▶ _Your objective_: Exclude pictures. Extract exactly the lines from the one that contains "Output the component" down to the one that contains "type: [8, 6]", both included.

** start Input records **

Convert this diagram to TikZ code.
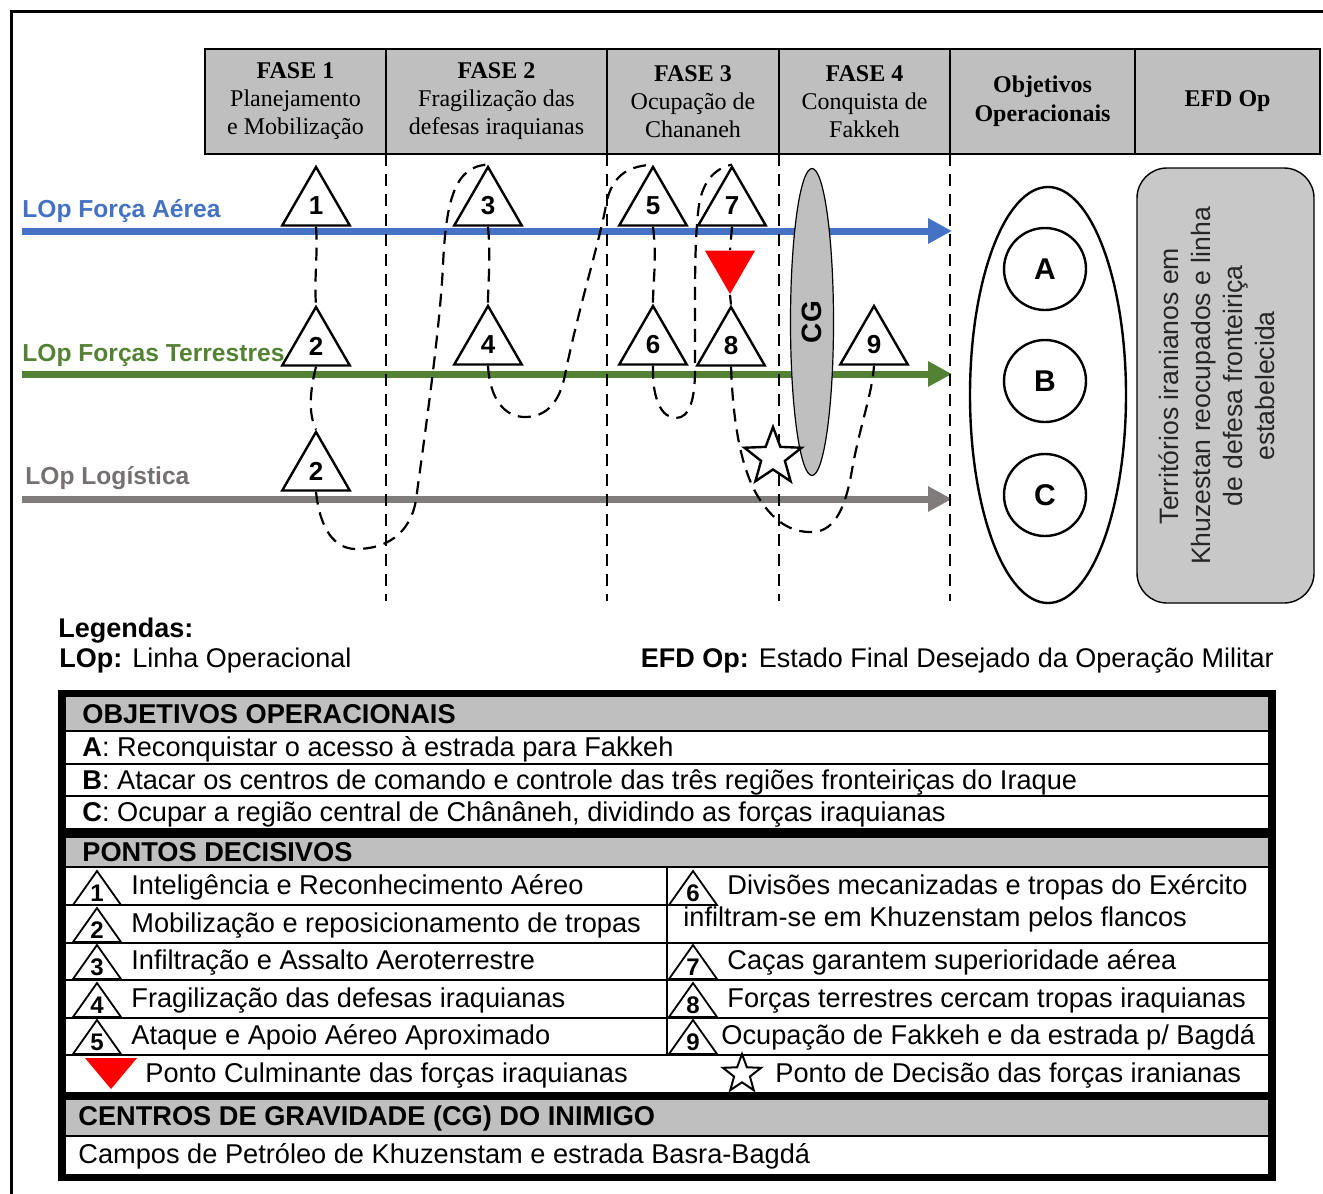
\documentclass[tikz,border=0pt]{standalone}
\usepackage{fontspec}
\setmainfont{Liberation Serif}
\setsansfont{Liberation Sans}
\usetikzlibrary{positioning,arrows.meta,shapes.geometric}

\definecolor{lopblue}{RGB}{68,114,196}
\definecolor{lopgreen}{RGB}{84,130,53}
\definecolor{lopgray}{RGB}{128,124,124}
\definecolor{loptext}{RGB}{118,113,113}
\definecolor{hdrgray}{RGB}{191,191,191}
\definecolor{efdgray}{RGB}{200,200,200}

\begin{document}
\begin{tikzpicture}[x=0.5pt, y=-0.5pt,
  phasebox/.style={draw, line width=0.7pt, fill=hdrgray, inner sep=0pt, outer sep=0pt, minimum height=52.5pt, align=center, font=\rmfamily\fontsize{12}{14}\selectfont},
  phasebold/.style={phasebox, font=\rmfamily\bfseries\fontsize{12}{14.5}\selectfont},
  loplabel/.style={anchor=west, inner sep=0pt, font=\sffamily\bfseries\fontsize{12.3}{14}\selectfont},
  lop/.style={line width=3.5pt, -{Triangle[length=12pt, width=12pt]}},
  phaseline/.style={line width=1.2pt, dash pattern=on 6pt off 4pt},
  route/.style={line width=1.1pt, dash pattern=on 6.5pt off 4pt},
  dpt/.style={regular polygon, regular polygon sides=3, draw, line width=1.2pt, fill=white, minimum size=39pt, inner sep=0pt, font=\sffamily\bfseries\fontsize{13}{13}\selectfont},
  objc/.style={circle, draw, line width=1.2pt, minimum size=41pt, inner sep=0pt, font=\sffamily\bfseries\fontsize{15}{16}\selectfont},
  legtext/.style={anchor=west, inner sep=0pt, font=\sffamily\fontsize{13.5}{16}\selectfont},
  tbltext/.style={anchor=west, inner sep=0pt, yshift=-1.5pt, text height=1.5ex, text depth=.25ex, font=\sffamily\fontsize{13.6}{15}\selectfont},
  tblhead/.style={tbltext, font=\sffamily\bfseries\fontsize{13.6}{15}\selectfont},
  tblline/.style={line width=0.6pt},
  pics/legtri/.style={code={
    \draw[line width=0.9pt, fill=white] (-24,17) -- (0,-17) -- (24,17) -- cycle;
    \node[inner sep=0pt, font=\sffamily\bfseries\fontsize{12}{12}\selectfont] (num) at (0,5) {#1};
  }},
]
\useasboundingbox (0,0) rectangle (1323,1194);
% outer frame
\draw[line width=1.5pt] (11,1194) -- (11,11) -- (1323,11);

% phases header
\node[phasebox, minimum width=90.5pt] (f1) at (295.5,101.5) {\textbf{FASE 1}\\Planejamento\\e Mobilização};
\node[phasebox, minimum width=110.5pt, right=0pt of f1] (f2) {\textbf{FASE 2}\\Fragilização das\\defesas iraquianas};
\node[phasebox, minimum width=86pt, right=0pt of f2] (f3) {\textbf{FASE 3}\\Ocupação de\\Chananeh};
\node[phasebox, minimum width=85.5pt, right=0pt of f3] (f4) {\textbf{FASE 4}\\Conquista de\\Fakkeh};
\node[phasebold, minimum width=92.5pt, right=0pt of f4] (fobj) {Objetivos\\Operacionais};
\node[phasebold, minimum width=92.5pt, right=0pt of fobj] (fefd) {EFD Op};

% lines of operation
\coordinate (aer0) at (22,231);
\coordinate (aer1) at (952,231);
\coordinate (ter0) at (22,374);
\coordinate (ter1) at (952,374);
\coordinate (log0) at (22,499);
\coordinate (log1) at (952,499);
\draw[lop, lopblue] (aer0) -- (aer1);
\draw[lop, lopgreen] (ter0) -- (ter1);
\draw[lop, lopgray] (log0) -- (log1);
\node[loplabel, text=lopblue] (lblaer) at (22,211) {LOp Força Aérea};
\node[loplabel, text=lopgreen] (lblter) at (22,355) {LOp Forças Terrestres};
\node[loplabel, text=loptext] (lbllog) at (25,478) {LOp Logística};

% phase limits
\coordinate (ph1) at (386,601);
\coordinate (ph2) at (607,601);
\coordinate (ph3) at (779,601);
\coordinate (ph4) at (950,601);
\draw[phaseline] (f1.south east) -- (ph1);
\draw[phaseline] (f2.south east) -- (ph2);
\draw[phaseline] (f3.south east) -- (ph3);
\draw[phaseline] (f4.south east) -- (ph4);

% centre of gravity
\node[ellipse, draw, fill=hdrgray, line width=0.6pt, rotate=90, minimum width=153.5pt, minimum height=21.5pt, inner sep=0pt, font=\sffamily\bfseries\fontsize{14}{14}\selectfont] (cg) at (812,322) {CG};

% decisive points
\node[dpt] (p1) at (316,206) {1};
\node[dpt] (p2a) at (316,346) {2};
\node[dpt] (p2b) at (316,471) {2};
\node[dpt] (p3) at (488,206) {3};
\node[dpt] (p4) at (488,345) {4};
\node[dpt] (p5) at (653,206) {5};
\node[dpt] (p6) at (653,345) {6};
\node[dpt] (p7) at (732,206) {7};
\node[dpt] (p8) at (731,346) {8};
\node[dpt] (p9) at (874,345) {9};
\node[regular polygon, regular polygon sides=3, shape border rotate=180, fill=red, minimum size=29pt, inner sep=0pt] (culm) at (730,265) {};

% sequence of decisive points
\draw[route] (p1.south) .. controls (318,255) and (314,280) .. (p2a.north);
\draw[route] (p2a.south) .. controls (309,395) and (309,415) .. (p2b.north);
\draw[route] (p2b.south) .. controls (320,530) and (335,549) .. (356,549)
  .. controls (385,549) and (410,535) .. (416,500)
  .. controls (424,440) and (440,330) .. (443,265)
  .. controls (446,200) and (455,166) .. (p3.north);
\draw[route] (p3.south) .. controls (491,260) and (488,280) .. (p4.north);
\draw[route] (p4.south) .. controls (490,400) and (505,417) .. (525,417)
  .. controls (548,417) and (560,400) .. (565,375)
  .. controls (578,310) and (600,240) .. (606,205)
  .. controls (612,172) and (632,166) .. (p5.north);
\draw[route] (p5.south) .. controls (657,260) and (653,280) .. (p6.north);
\draw[route] (p6.south) .. controls (652,400) and (662,418) .. (676,418)
  .. controls (690,418) and (695,398) .. (695,370)
  .. controls (695,300) and (694,240) .. (699,205)
  .. controls (703,180) and (716,168) .. (p7.north);
\draw[route] (p7.south) -- (culm.north);
\draw[route] (culm.south) -- (p8.north);
\draw[route] (p8.south) .. controls (733,420) and (740,465) .. (757,495)
  .. controls (772,520) and (790,533) .. (813,532)
  .. controls (836,531) and (846,505) .. (852,470)
  .. controls (860,425) and (872,395) .. (p9.south);
\node[star, star points=5, star point ratio=2.4, draw, fill=white, line width=1.2pt, minimum size=30pt, inner sep=0pt] (dec) at (773,457) {};

% operational objectives and end state
\node[ellipse, draw, line width=1.2pt, minimum width=78pt, minimum height=208pt, inner sep=0pt] (objell) at (1048,395) {};
\node[objc] (oa) at (1045,269) {A};
\node[objc] (ob) at (1045,381) {B};
\node[objc] (oc) at (1045,495) {C};
\node[draw, fill=efdgray, rounded corners=15pt, line width=0.7pt, minimum width=88.5pt, minimum height=217.5pt] (efdbox) at (1225.5,385.5) {};
\node[rotate=90, align=center, inner sep=0pt, text=black!85, font=\sffamily\fontsize{13.3}{16}\selectfont] (efdtxt) at (1217,386) {Territórios iranianos em\\Khuzestan reocupados e linha\\de defesa fronteiriça\\estabelecida};

% legend
\node[legtext, font=\sffamily\bfseries\fontsize{13.5}{16}\selectfont] (leg) at (58,631) {Legendas:};
\node[legtext] (leglop) at (59,661) {\textbf{LOp:} Linha Operacional};
\node[legtext, anchor=east] (legefd) at (1274,661) {\textbf{EFD Op:} Estado Final Desejado da Operação Militar};

% table
\fill (58,690) rectangle (1276,1181);
\fill[white] (66,697) rectangle (1268,1174);
\fill[hdrgray] (66,697) rectangle (1268,731);
\fill (66,828) rectangle (1268,838);
\fill[hdrgray] (66,838) rectangle (1268,867);
\fill (66,1092) rectangle (1268,1100);
\fill[hdrgray] (66,1100) rectangle (1268,1136);
\foreach \yy in {731,764,796,867,943,980,1018,1055,1136}
  \draw[tblline] (66,\yy) -- (1268,\yy);
\draw[tblline] (66,905) -- (667,905);
\draw[tblline] (667,867) -- (667,1055);

\node[tblhead] (thobj) at (82,715) {OBJETIVOS OPERACIONAIS};
\node[tbltext] (toa) at (82,748) {\textbf{A}: Reconquistar o acesso à estrada para Fakkeh};
\node[tbltext] (tob) at (82,781) {\textbf{B}: Atacar os centros de comando e controle das três regiões fronteiriças do Iraque};
\node[tbltext] (toc) at (82,813) {\textbf{C}: Ocupar a região central de Chânâneh, dividindo as forças iraquianas};
\node[tblhead] (thpd) at (82,853) {PONTOS DECISIVOS};

\pic (lg1) at (97,888) {legtri=1};
\pic (lg2) at (97,925) {legtri=2};
\pic (lg3) at (97,962) {legtri=3};
\pic (lg4) at (97,1000) {legtri=4};
\pic (lg5) at (97,1037) {legtri=5};
\pic (lg6) at (693,888) {legtri=6};
\pic (lg7) at (693,962) {legtri=7};
\pic (lg8) at (693,1000) {legtri=8};
\pic (lg9) at (693,1037) {legtri=9};
\node[tbltext] (td1) at (131,886) {Inteligência e Reconhecimento Aéreo};
\node[tbltext] (td2) at (131,924) {Mobilização e reposicionamento de tropas};
\node[tbltext] (td3) at (131,961) {Infiltração e Assalto Aeroterrestre};
\node[tbltext] (td4) at (131,999) {Fragilização das defesas iraquianas};
\node[tbltext] (td5) at (131,1036) {Ataque e Apoio Aéreo Aproximado};
\node[tbltext] (td6) at (727,886) {Divisões mecanizadas e tropas do Exército};
\node[tbltext] (td6b) at (683,918) {infiltram-se em Khuzenstam pelos flancos};
\node[tbltext] (td7) at (727,961) {Caças garantem superioridade aérea};
\node[tbltext] (td8) at (727,999) {Forças terrestres cercam tropas iraquianas};
\node[tbltext] (td9) at (721,1036) {Ocupação de Fakkeh e da estrada p/ Bagdá};

\fill[red] (85,1058) -- (137,1058) -- (111,1089) -- cycle;
\node[tbltext] (tdculm) at (145,1074) {Ponto Culminante das forças iraquianas};
\node[star, star points=5, star point ratio=2.4, draw, fill=white, line width=1pt, minimum size=20pt, inner sep=0pt] (legdec) at (742,1074) {};
\node[tbltext] (tddec) at (775,1074) {Ponto de Decisão das forças iranianas};

\node[tblhead] (thcg) at (78,1117) {CENTROS DE GRAVIDADE (CG) DO INIMIGO};
\node[tbltext] (tdcg) at (78,1155) {Campos de Petróleo de Khuzenstam e estrada Basra-Bagdá};
\end{tikzpicture}
\end{document}
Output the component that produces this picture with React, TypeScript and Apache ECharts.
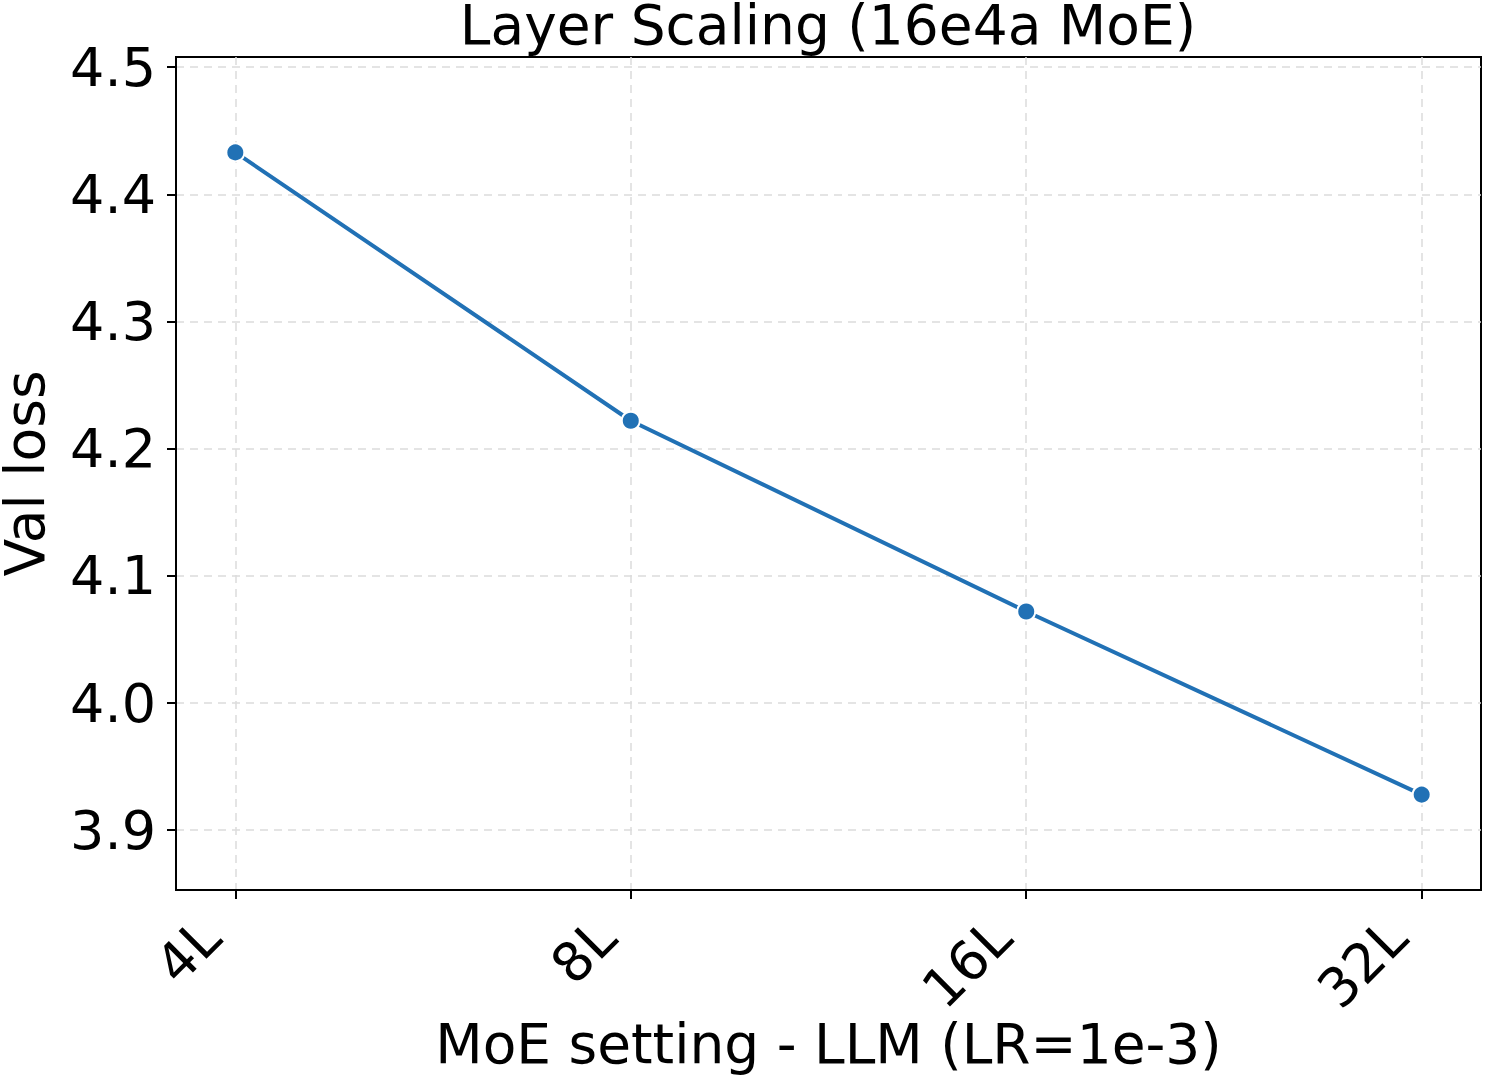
import React, { useEffect, useRef } from 'react';
import * as echarts from 'echarts';

// 数据
const categories = ['4L', '8L', '16L', '32L'];
const valLoss = [4.433, 4.222, 4.072, 3.928];
const yTicks = [3.9, 4.0, 4.1, 4.2, 4.3, 4.4, 4.5];
const xTicks = [0, 1, 2, 3];

const FONT = 'DejaVu Sans';
const BLUE = '#2171b5';

const App: React.FC = () => {
  const chartRef = useRef<HTMLDivElement>(null);

  useEffect(() => {
    document.body.style.margin = '0';
    if (!chartRef.current) return;
    const chart = echarts.init(chartRef.current, undefined, { renderer: 'svg' });

    const gridLine = { show: true, lineStyle: { color: '#dcdcdc', type: [8, 6] as any, width: 1.5 } };

    const option = {
      animation: false,
      backgroundColor: '#fff',
      title: {
        text: 'Layer Scaling (16e4a MoE)',
        left: 828,
        textAlign: 'center',
        top: 0,
        padding: 0,
        textStyle: { fontFamily: FONT, fontSize: 55, lineHeight: 50, fontWeight: 'normal', color: '#000' }
      },
      grid: {
        left: 176,
        right: 5,
        top: 57,
        bottom: 192,
        show: true,
        borderColor: '#000',
        borderWidth: 2,
        outerBoundsMode: 'none',
        containLabel: false
      },
      xAxis: {
        type: 'value',
        min: -0.15,
        max: 3.15,
        name: 'MoE setting - LLM (LR=1e-3)',
        nameLocation: 'middle',
        nameGap: 126,
        nameMoveOverlap: false,
        nameTextStyle: { fontFamily: FONT, fontSize: 55, color: '#000' },
        axisLine: { show: true, onZero: false, lineStyle: { color: '#000', width: 2 } },
        axisTick: { show: true, length: 9, lineStyle: { color: '#000', width: 2 }, customValues: xTicks },
        axisLabel: {
          rotate: 45,
          margin: 14,
          fontFamily: FONT,
          fontSize: 54,
          color: '#000',
          customValues: xTicks,
          // 末尾不换行空格让文字沿斜向略微左移
          formatter: (v: number) => (categories[Math.round(v)] ?? '') + '\u00a0\u00a0'
        },
        splitLine: gridLine
      },
      yAxis: {
        type: 'value',
        min: 3.853,
        max: 4.508,
        name: 'Val loss',
        nameLocation: 'middle',
        nameGap: 124,
        nameTextStyle: { fontFamily: FONT, fontSize: 55, color: '#000' },
        axisLine: { show: true, onZero: false, lineStyle: { color: '#000', width: 2 } },
        axisTick: { show: true, length: 9, lineStyle: { color: '#000', width: 2 }, customValues: yTicks },
        axisLabel: {
          margin: 20,
          fontFamily: FONT,
          fontSize: 54,
          color: '#000',
          customValues: yTicks,
          formatter: (v: number) => v.toFixed(1)
        },
        splitLine: gridLine
      },
      series: [
        {
          type: 'line',
          data: valLoss.map((v, i) => [i, v]),
          symbol: 'circle',
          symbolSize: 18,
          lineStyle: { color: BLUE, width: 4 },
          itemStyle: { color: BLUE, borderColor: '#fff', borderWidth: 2 },
          z: 5
        }
      ]
    };

    chart.setOption(option as any);
    return () => chart.dispose();
  }, []);

  return <div ref={chartRef} style={{ width: 1486, height: 1082 }} />;
};

export default App;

** end Input records **

▶ _Expected answer_:
Output the component that produces this picture with React, TypeScript and Apache ECharts.
import React, { useEffect, useRef } from 'react';
import * as echarts from 'echarts';

// 数据
const categories = ['4L', '8L', '16L', '32L'];
const valLoss = [4.433, 4.222, 4.072, 3.928];
const yTicks = [3.9, 4.0, 4.1, 4.2, 4.3, 4.4, 4.5];
const xTicks = [0, 1, 2, 3];

const FONT = 'DejaVu Sans';
const BLUE = '#2171b5';

const App: React.FC = () => {
  const chartRef = useRef<HTMLDivElement>(null);

  useEffect(() => {
    document.body.style.margin = '0';
    if (!chartRef.current) return;
    const chart = echarts.init(chartRef.current, undefined, { renderer: 'svg' });

    const gridLine = { show: true, lineStyle: { color: '#dcdcdc', type: [8, 6] as any, width: 1.5 } };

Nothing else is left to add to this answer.